> Required work: Restate the material word for word and leave out anything that is a picture.

> Collected material:

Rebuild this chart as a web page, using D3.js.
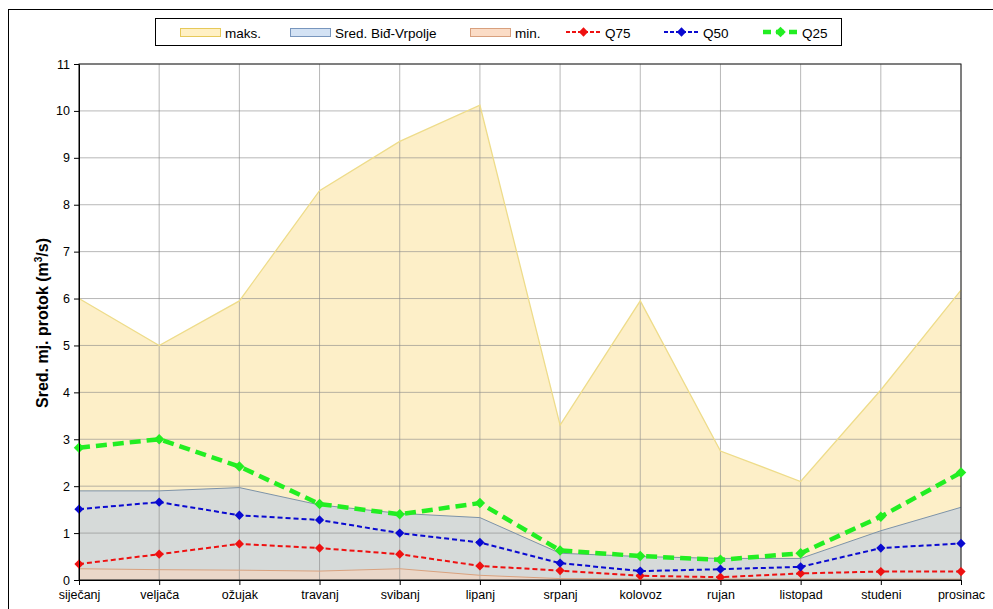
<!DOCTYPE html>
<html>
<head>
<meta charset="utf-8">
<script src="https://cdn.jsdelivr.net/npm/d3@7"></script>
<style>
  body { margin: 0; background: #fff; }
  text { font-family: "Liberation Sans", Arial, sans-serif; }
</style>
</head>
<body>
<svg id="chart"></svg>
<script>
const width = 993;
const height = 609;

const months = ["siječanj", "veljača", "ožujak", "travanj", "svibanj", "lipanj",
  "srpanj", "kolovoz", "rujan", "listopad", "studeni", "prosinac"];

const maks = [6.0, 5.0, 5.95, 8.3, 9.35, 10.12, 3.3, 5.95, 2.75, 2.1, 4.05, 6.18];
const sred = [1.9, 1.9, 1.97, 1.6, 1.42, 1.33, 0.57, 0.5, 0.46, 0.46, 1.05, 1.55];
const minv = [0.24, 0.22, 0.21, 0.19, 0.24, 0.1, 0.03, 0.02, 0.02, 0.02, 0.02, 0.02];
const q75 = [0.34, 0.55, 0.77, 0.68, 0.55, 0.3, 0.2, 0.09, 0.06, 0.14, 0.18, 0.18];
const q50 = [1.51, 1.66, 1.38, 1.28, 1.0, 0.8, 0.36, 0.19, 0.23, 0.28, 0.68, 0.78];
const q25 = [2.82, 3.0, 2.42, 1.62, 1.4, 1.64, 0.63, 0.51, 0.43, 0.57, 1.35, 2.29];

const yTicks = d3.range(0, 12);

const svg = d3.select("#chart").attr("width", width).attr("height", height);

// outer frame
svg.append("rect")
  .attr("x", 8.5).attr("y", 9.5)
  .attr("width", 1000).attr("height", 700)
  .attr("fill", "#fff").attr("stroke", "#000");

const plotLeft = 79, plotRight = 961, plotTop = 64, plotBottom = 580;

const x = d3.scalePoint().domain(months).range([plotLeft, plotRight]);
const y = d3.scaleLinear().domain([0, 11]).range([plotBottom, plotTop]);

function area(vals) {
  return d3.area()
    .x((d, i) => x(months[i]))
    .y0(y(0))
    .y1(d => y(d))(vals);
}
function line(vals) {
  return d3.line()
    .x((d, i) => x(months[i]))
    .y(d => y(d))(vals);
}

// areas
svg.append("path").attr("d", area(maks)).attr("fill", "#fdefc8");
svg.append("path").attr("d", area(sred)).attr("fill", "#d6dad9");
svg.append("path").attr("d", area(minv)).attr("fill", "#ead7c9");

// grid (shows through the areas)
svg.append("g").selectAll("line").data(yTicks).enter().append("line")
  .attr("x1", plotLeft).attr("x2", plotRight)
  .attr("y1", d => y(d)).attr("y2", d => y(d))
  .attr("stroke", "#888").attr("stroke-opacity", 0.6);
svg.append("g").selectAll("line").data(months).enter().append("line")
  .attr("x1", d => x(d)).attr("x2", d => x(d))
  .attr("y1", plotTop).attr("y2", plotBottom)
  .attr("stroke", "#888").attr("stroke-opacity", 0.6);

// area outlines
svg.append("path").attr("d", line(maks))
  .attr("fill", "none").attr("stroke", "#eedc8a").attr("stroke-width", 1.3);
svg.append("path").attr("d", line(sred))
  .attr("fill", "none").attr("stroke", "#7d93a8").attr("stroke-width", 1);
svg.append("path").attr("d", line(minv))
  .attr("fill", "none").attr("stroke", "#d9a27f").attr("stroke-width", 1);

// plot border
svg.append("rect")
  .attr("x", plotLeft).attr("y", plotTop)
  .attr("width", plotRight - plotLeft).attr("height", plotBottom - plotTop)
  .attr("fill", "none").attr("stroke", "#222").attr("stroke-width", 1);

// quantile lines
const diamond = d3.symbol().type(d3.symbolDiamond2);
const series = [
  { vals: q75, color: "#ee1111", w: 2, dash: "5,3", size: 55 },
  { vals: q50, color: "#0a0ad0", w: 2, dash: "5,3", size: 55 },
  { vals: q25, color: "#22ee22", w: 4.5, dash: "11,6", size: 70 }
];
series.forEach(s => {
  svg.append("path").attr("d", line(s.vals))
    .attr("fill", "none").attr("stroke", s.color)
    .attr("stroke-width", s.w).attr("stroke-dasharray", s.dash);
  svg.append("g").selectAll("path").data(s.vals).enter().append("path")
    .attr("d", diamond.size(s.size))
    .attr("transform", (d, i) => `translate(${x(months[i])},${y(d)})`)
    .attr("fill", s.color);
});

// axes
const yAxis = svg.append("g")
  .attr("transform", `translate(${plotLeft},0)`)
  .call(d3.axisLeft(y).tickValues(yTicks).tickSize(5).tickSizeOuter(0));
const xAxis = svg.append("g")
  .attr("transform", `translate(0,${plotBottom})`)
  .call(d3.axisBottom(x).tickSize(5).tickSizeOuter(0));
[yAxis, xAxis].forEach(a => {
  a.select(".domain").attr("stroke", "#000");
  a.selectAll(".tick line").attr("stroke", "#000");
  a.selectAll("text").attr("fill", "#000").attr("font-size", 12.5)
    .attr("font-family", "'Liberation Sans', Arial, sans-serif");
});
yAxis.selectAll("text").attr("x", -9);
xAxis.selectAll("text").attr("y", 10);

// y title
const yt = svg.append("text")
  .attr("transform", `translate(48,323) rotate(-90)`)
  .attr("text-anchor", "middle")
  .attr("font-size", 16).attr("font-weight", "bold").attr("fill", "#000");
yt.append("tspan").text("Sred. mj. protok (m");
yt.append("tspan").text("3").attr("font-size", 10).attr("dy", -6);
yt.append("tspan").text("/s)").attr("dy", 6);

// legend
const legend = svg.append("g");
legend.append("rect")
  .attr("x", 155.5).attr("y", 18.5).attr("width", 686).attr("height", 27)
  .attr("fill", "#fff").attr("stroke", "#000");

const legendAreas = [
  { label: "maks.", fill: "#fff0c4", stroke: "#e6c95a", x: 180 },
  { label: "Sred. Biđ-Vrpolje", fill: "#d3e2f4", stroke: "#7896bd", x: 290 },
  { label: "min.", fill: "#fbdcc6", stroke: "#d8a07e", x: 470 }
];
legendAreas.forEach(d => {
  legend.append("rect")
    .attr("x", d.x + 0.5).attr("y", 28.5).attr("width", 40).attr("height", 8)
    .attr("fill", d.fill).attr("stroke", d.stroke);
  legend.append("text").attr("x", d.x + 45).attr("y", 37.5)
    .attr("font-size", 13.5).attr("fill", "#000").text(d.label);
});

const legendLines = [
  { label: "Q75", s: series[0], x: 566 },
  { label: "Q50", s: series[1], x: 664 },
  { label: "Q25", s: series[2], x: 763 }
];
legendLines.forEach(d => {
  legend.append("line")
    .attr("x1", d.x).attr("x2", d.x + 35).attr("y1", 32).attr("y2", 32)
    .attr("stroke", d.s.color).attr("stroke-width", d.s.w)
    .attr("stroke-dasharray", d.s.w > 3 ? "8,5" : "4,2");
  legend.append("path").attr("d", diamond.size(d.s.size))
    .attr("transform", `translate(${d.x + 17.5},32)`).attr("fill", d.s.color);
  legend.append("text").attr("x", d.x + 39).attr("y", 37.5)
    .attr("font-size", 13.5).attr("fill", "#000").text(d.label);
});
</script>
</body>
</html>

> Full response:
Rebuild this chart as a web page, using D3.js.
<!DOCTYPE html>
<html>
<head>
<meta charset="utf-8">
<script src="https://cdn.jsdelivr.net/npm/d3@7"></script>
<style>
  body { margin: 0; background: #fff; }
  text { font-family: "Liberation Sans", Arial, sans-serif; }
</style>
</head>
<body>
<svg id="chart"></svg>
<script>
const width = 993;
const height = 609;

const months = ["siječanj", "veljača", "ožujak", "travanj", "svibanj", "lipanj",
  "srpanj", "kolovoz", "rujan", "listopad", "studeni", "prosinac"];

const maks = [6.0, 5.0, 5.95, 8.3, 9.35, 10.12, 3.3, 5.95, 2.75, 2.1, 4.05, 6.18];
const sred = [1.9, 1.9, 1.97, 1.6, 1.42, 1.33, 0.57, 0.5, 0.46, 0.46, 1.05, 1.55];
const minv = [0.24, 0.22, 0.21, 0.19, 0.24, 0.1, 0.03, 0.02, 0.02, 0.02, 0.02, 0.02];
const q75 = [0.34, 0.55, 0.77, 0.68, 0.55, 0.3, 0.2, 0.09, 0.06, 0.14, 0.18, 0.18];
const q50 = [1.51, 1.66, 1.38, 1.28, 1.0, 0.8, 0.36, 0.19, 0.23, 0.28, 0.68, 0.78];
const q25 = [2.82, 3.0, 2.42, 1.62, 1.4, 1.64, 0.63, 0.51, 0.43, 0.57, 1.35, 2.29];

const yTicks = d3.range(0, 12);

const svg = d3.select("#chart").attr("width", width).attr("height", height);

// outer frame
svg.append("rect")
  .attr("x", 8.5).attr("y", 9.5)
  .attr("width", 1000).attr("height", 700)
  .attr("fill", "#fff").attr("stroke", "#000");

const plotLeft = 79, plotRight = 961, plotTop = 64, plotBottom = 580;

const x = d3.scalePoint().domain(months).range([plotLeft, plotRight]);
const y = d3.scaleLinear().domain([0, 11]).range([plotBottom, plotTop]);

function area(vals) {
  return d3.area()
    .x((d, i) => x(months[i]))
    .y0(y(0))
    .y1(d => y(d))(vals);
}
function line(vals) {
  return d3.line()
    .x((d, i) => x(months[i]))
    .y(d => y(d))(vals);
}

// areas
svg.append("path").attr("d", area(maks)).attr("fill", "#fdefc8");
svg.append("path").attr("d", area(sred)).attr("fill", "#d6dad9");
svg.append("path").attr("d", area(minv)).attr("fill", "#ead7c9");

// grid (shows through the areas)
svg.append("g").selectAll("line").data(yTicks).enter().append("line")
  .attr("x1", plotLeft).attr("x2", plotRight)
  .attr("y1", d => y(d)).attr("y2", d => y(d))
  .attr("stroke", "#888").attr("stroke-opacity", 0.6);
svg.append("g").selectAll("line").data(months).enter().append("line")
  .attr("x1", d => x(d)).attr("x2", d => x(d))
  .attr("y1", plotTop).attr("y2", plotBottom)
  .attr("stroke", "#888").attr("stroke-opacity", 0.6);

// area outlines
svg.append("path").attr("d", line(maks))
  .attr("fill", "none").attr("stroke", "#eedc8a").attr("stroke-width", 1.3);
svg.append("path").attr("d", line(sred))
  .attr("fill", "none").attr("stroke", "#7d93a8").attr("stroke-width", 1);
svg.append("path").attr("d", line(minv))
  .attr("fill", "none").attr("stroke", "#d9a27f").attr("stroke-width", 1);

// plot border
svg.append("rect")
  .attr("x", plotLeft).attr("y", plotTop)
  .attr("width", plotRight - plotLeft).attr("height", plotBottom - plotTop)
  .attr("fill", "none").attr("stroke", "#222").attr("stroke-width", 1);

// quantile lines
const diamond = d3.symbol().type(d3.symbolDiamond2);
const series = [
  { vals: q75, color: "#ee1111", w: 2, dash: "5,3", size: 55 },
  { vals: q50, color: "#0a0ad0", w: 2, dash: "5,3", size: 55 },
  { vals: q25, color: "#22ee22", w: 4.5, dash: "11,6", size: 70 }
];
series.forEach(s => {
  svg.append("path").attr("d", line(s.vals))
    .attr("fill", "none").attr("stroke", s.color)
    .attr("stroke-width", s.w).attr("stroke-dasharray", s.dash);
  svg.append("g").selectAll("path").data(s.vals).enter().append("path")
    .attr("d", diamond.size(s.size))
    .attr("transform", (d, i) => `translate(${x(months[i])},${y(d)})`)
    .attr("fill", s.color);
});

// axes
const yAxis = svg.append("g")
  .attr("transform", `translate(${plotLeft},0)`)
  .call(d3.axisLeft(y).tickValues(yTicks).tickSize(5).tickSizeOuter(0));
const xAxis = svg.append("g")
  .attr("transform", `translate(0,${plotBottom})`)
  .call(d3.axisBottom(x).tickSize(5).tickSizeOuter(0));
[yAxis, xAxis].forEach(a => {
  a.select(".domain").attr("stroke", "#000");
  a.selectAll(".tick line").attr("stroke", "#000");
  a.selectAll("text").attr("fill", "#000").attr("font-size", 12.5)
    .attr("font-family", "'Liberation Sans', Arial, sans-serif");
});
yAxis.selectAll("text").attr("x", -9);
xAxis.selectAll("text").attr("y", 10);

// y title
const yt = svg.append("text")
  .attr("transform", `translate(48,323) rotate(-90)`)
  .attr("text-anchor", "middle")
  .attr("font-size", 16).attr("font-weight", "bold").attr("fill", "#000");
yt.append("tspan").text("Sred. mj. protok (m");
yt.append("tspan").text("3").attr("font-size", 10).attr("dy", -6);
yt.append("tspan").text("/s)").attr("dy", 6);

// legend
const legend = svg.append("g");
legend.append("rect")
  .attr("x", 155.5).attr("y", 18.5).attr("width", 686).attr("height", 27)
  .attr("fill", "#fff").attr("stroke", "#000");

const legendAreas = [
  { label: "maks.", fill: "#fff0c4", stroke: "#e6c95a", x: 180 },
  { label: "Sred. Biđ-Vrpolje", fill: "#d3e2f4", stroke: "#7896bd", x: 290 },
  { label: "min.", fill: "#fbdcc6", stroke: "#d8a07e", x: 470 }
];
legendAreas.forEach(d => {
  legend.append("rect")
    .attr("x", d.x + 0.5).attr("y", 28.5).attr("width", 40).attr("height", 8)
    .attr("fill", d.fill).attr("stroke", d.stroke);
  legend.append("text").attr("x", d.x + 45).attr("y", 37.5)
    .attr("font-size", 13.5).attr("fill", "#000").text(d.label);
});

const legendLines = [
  { label: "Q75", s: series[0], x: 566 },
  { label: "Q50", s: series[1], x: 664 },
  { label: "Q25", s: series[2], x: 763 }
];
legendLines.forEach(d => {
  legend.append("line")
    .attr("x1", d.x).attr("x2", d.x + 35).attr("y1", 32).attr("y2", 32)
    .attr("stroke", d.s.color).attr("stroke-width", d.s.w)
    .attr("stroke-dasharray", d.s.w > 3 ? "8,5" : "4,2");
  legend.append("path").attr("d", diamond.size(d.s.size))
    .attr("transform", `translate(${d.x + 17.5},32)`).attr("fill", d.s.color);
  legend.append("text").attr("x", d.x + 39).attr("y", 37.5)
    .attr("font-size", 13.5).attr("fill", "#000").text(d.label);
});
</script>
</body>
</html>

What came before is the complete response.